Nara prefectural police investigators search the home of suspect Tetsuya Yamagami in Nara on July 8. (Video by Kengo Yasui)

A man who was arrested in connection with the assassination of former Prime Minister Shinzo Abe on July 8 told investigators that he harbored a “grudge” against him, citing a religious organization, investigative sources said.

“My family joined that religion and our life became harder after donating money to the organization,” Tetsuya Yamagami, who is unemployed, was quoted by the sources as telling police. “I had wanted to target the top official of the organization, but it was difficult. So, I took aim at Abe since I believed that he was tied (to the organization). I wanted to kill him.”

Yamagami, 41, a resident of Nara, also told police that he does not hold any ill feelings toward Abe’s political convictions.

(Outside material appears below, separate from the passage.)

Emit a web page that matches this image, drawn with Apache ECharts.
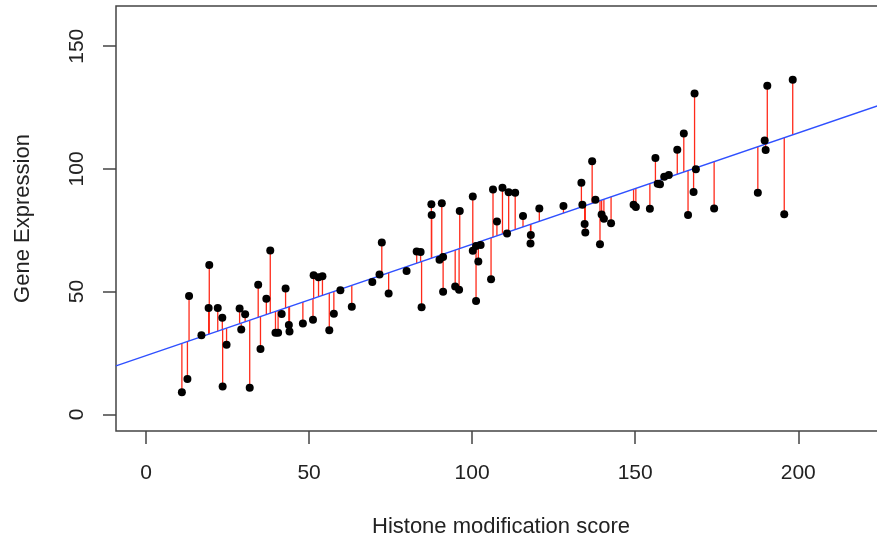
<!DOCTYPE html>
<html lang="en">
<head>
    <meta charset="utf-8">
    <title>Gene Expression vs Histone modification score</title>
    <script src="https://cdn.jsdelivr.net/npm/echarts@6/dist/echarts.min.js"></script>
    <style>
        html, body { margin: 0; padding: 0; background: #fff; overflow: hidden; }
        /* a bit wider than the window so the right edge of the box falls off the picture */
        #box { width: 886px; height: 539px; }
    </style>
</head>
<body>
    <div id="box"></div>
    <script>
        // histone modification score (x) and gene expression (y)
        var histone = [11.0, 12.7, 13.2, 17.0, 19.4, 19.2, 22.0, 23.4, 23.5, 24.7, 28.7, 29.2, 30.4, 31.8, 34.4, 35.1, 36.9, 38.1, 39.7, 40.5,
            41.6, 42.8, 43.8, 44.0, 48.1, 51.2, 51.4, 52.9, 54.1, 56.2, 57.6, 59.6, 63.1, 69.4, 71.6, 72.3, 74.4, 79.9, 83.0, 84.2,
            84.5, 87.5, 87.6, 90.0, 90.7, 91.1, 91.1, 94.8, 96.0, 96.2, 100.2, 100.2, 101.2, 101.2, 101.9, 102.6, 105.8, 106.4, 107.6, 109.3,
            110.7, 111.2, 113.2, 115.6, 117.9, 118.0, 120.6, 128.0, 133.5, 133.8, 134.5, 134.7, 136.8, 137.8, 139.2, 139.7, 140.4, 142.6, 149.5, 150.2,
            154.5, 156.2, 156.9, 157.6, 158.9, 160.3, 162.9, 164.9, 166.2, 167.9, 168.2, 168.6, 174.2, 187.6, 189.7, 190.0, 190.5, 195.7, 198.3];
        var expression = [9.0, 14.4, 48.2, 32.2, 60.9, 43.3, 43.3, 39.4, 11.3, 28.3, 43.1, 34.6, 40.8, 10.8, 52.8, 26.6, 47.1, 66.8, 33.2, 33.2,
            40.9, 51.3, 36.4, 33.8, 37.0, 38.5, 56.7, 55.9, 56.3, 34.3, 41.0, 50.6, 43.8, 53.9, 57.0, 70.0, 49.2, 58.4, 66.4, 66.1,
            43.6, 85.6, 81.2, 63.0, 86.0, 64.1, 49.9, 52.1, 50.8, 82.9, 88.8, 66.7, 68.6, 46.2, 62.3, 69.0, 55.0, 91.6, 78.6, 92.3,
            73.7, 90.5, 90.3, 80.8, 69.6, 73.1, 83.9, 84.9, 94.4, 85.4, 77.6, 74.1, 103.1, 87.4, 69.3, 81.4, 79.7, 77.9, 85.4, 84.5,
            83.8, 104.5, 94.0, 93.8, 96.8, 97.5, 107.8, 114.4, 81.2, 90.6, 130.7, 99.9, 83.9, 90.3, 111.6, 107.7, 133.9, 81.5, 136.3];

        // fitted line
        var intercept = 23.9;
        var slope = 0.454;

        var xTicks = [0, 50, 100, 150, 200];
        var yTicks = [0, 50, 100, 150];

        var xMin = -9.2, xMax = 226.9;
        var yMin = -6.8, yMax = 166.4;

        var points = [];
        var residuals = [];
        for (var i = 0; i < histone.length; i++) {
            points.push([histone[i], expression[i]]);
            residuals.push([histone[i], expression[i], intercept + slope * histone[i]]);
        }
        var fitLine = [[xMin, intercept + slope * xMin], [xMax, intercept + slope * xMax]];

        var font = "'Liberation Sans', Arial, sans-serif";
        var myChart = echarts.init(document.getElementById("box"));

        var option = {
            animation: false,
            backgroundColor: '#fff',
            grid: {
                left: 116,
                top: 6,
                right: 0,
                bottom: 108,
                outerBoundsMode: 'none',
                containLabel: false,
                show: true,
                borderColor: '#444',
                borderWidth: 1.5,
                backgroundColor: 'transparent'
            },
            xAxis: {
                type: 'value',
                min: xMin,
                max: xMax,
                name: 'Histone modification score',
                nameLocation: 'middle',
                nameGap: 85,
                nameTextStyle: { fontFamily: font, fontSize: 22, color: '#222' },
                axisLine: { show: false, onZero: false },
                splitLine: { show: false },
                axisTick: { show: true, inside: false, length: 13, lineStyle: { color: '#444', width: 1.5 }, customValues: xTicks },
                axisLabel: { fontFamily: font, fontSize: 21, color: '#222', margin: 32, customValues: xTicks }
            },
            yAxis: {
                type: 'value',
                min: yMin,
                max: yMax,
                name: 'Gene Expression',
                nameLocation: 'middle',
                nameGap: 82,
                nameRotate: 90,
                nameTextStyle: { fontFamily: font, fontSize: 22, color: '#222' },
                axisLine: { show: false, onZero: false },
                splitLine: { show: false },
                axisTick: { show: true, inside: false, length: 13, lineStyle: { color: '#444', width: 1.5 }, customValues: yTicks },
                axisLabel: { fontFamily: font, fontSize: 21, color: '#222', margin: 28, rotate: 90, customValues: yTicks }
            },
            series: [
                {
                    // residuals: from each point to the fitted line
                    type: 'custom',
                    data: residuals,
                    renderItem: function (params, api) {
                        var p1 = api.coord([api.value(0), api.value(1)]);
                        var p2 = api.coord([api.value(0), api.value(2)]);
                        return {
                            type: 'line',
                            shape: { x1: p1[0], y1: p1[1], x2: p2[0], y2: p2[1] },
                            style: { stroke: '#ff2a1a', lineWidth: 1.3 }
                        };
                    },
                    z: 2
                },
                {
                    type: 'line',
                    data: fitLine,
                    symbol: 'none',
                    lineStyle: { color: '#2f50ff', width: 1.4 },
                    z: 3
                },
                {
                    type: 'scatter',
                    data: points,
                    symbol: 'circle',
                    symbolSize: 8,
                    itemStyle: { color: '#000', opacity: 1 },
                    z: 4
                }
            ]
        };
        myChart.setOption(option);
    </script>
</body>
</html>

In addition, he told police that he was attempting to make bombs, according to the sources.

A man who identified himself as a relative of Yamagami told The Asahi Shimbun that his family had trouble with the religious organization.

“His family fell apart due to the group,” the man said. “I am convinced that Yamagami suffered damage from the organization."

The suspect lived in an apartment about 3 kilometers from Kintetsu Railway’s Yamato-Saidaiji Station in Nara, near where he is accused of fatally shooting Abe. The prime minister was making a campaign speech on the street on behalf of a candidate for the July 10 Upper House election.

Yamagami learned of Abe’s July 8 visit there via the ruling Liberal Democratic Party’s website. Abe’s visit was decided on only the evening before, and the LDP published the schedule at 7 p.m. and local LDP politicians spread the word on Twitter.

Yamagami used a homemade gun measuring about 40 centimeters long and about 20 cm wide in the attack on Abe. After the shooting, he was immediately arrested on suspicion of attempted murder.

Police confiscated several guns similar to that type during a search of his apartment later that day, along with some explosives, cylindrical objects and a personal computer. Officers also seized copies of books and notebooks from his parents’ home in Nara.

An official close to the Defense Ministry confirmed that Yamagami had served in the Maritime Self-Defense Force for three years from 2002. He learned the necessary skills to assemble and dissemble a firearm and shoot one while he was with the MSDF.

A senior Defense Ministry official confirmed he left the MSDF at his own accord and did not apply to serve in the SDF reserves.

For about a year and half until May, Yamagami worked for a staffing agency based in Osaka Prefecture, operating a forklift at a warehouse in Kyoto Prefecture.

An official with the staffing agency described him as “quiet.”

“He hardly spoke and did not spend time with people around him,” the official said. “He ate lunch alone inside his car.”

He conveyed his decision to quit the staffing agency in April, citing poor health.

Yamagami joined the MSDF after graduating from an elite public high school in Nara Prefecture, according to the agency.

He also told agency officials that he had worked for multiple companies as a dispatched staff worker or part-time worker after obtaining a license as a financial planner and real-estate transaction manager following his discharge from the MSDF.

During the police search of his home, officers urged residents in the neighborhood to evacuate after 9:30 p.m. on July 8, announcing that explosives were found in Yamagami’s apartment.

A man in his 60s who lived next to the suspect’s home said he had never met Yamagami, but heard strange sounds coming from his room over the past month.

“It was a sound similar to one using a saw to cut a tree and I heard it several times at night,” the neighbor said.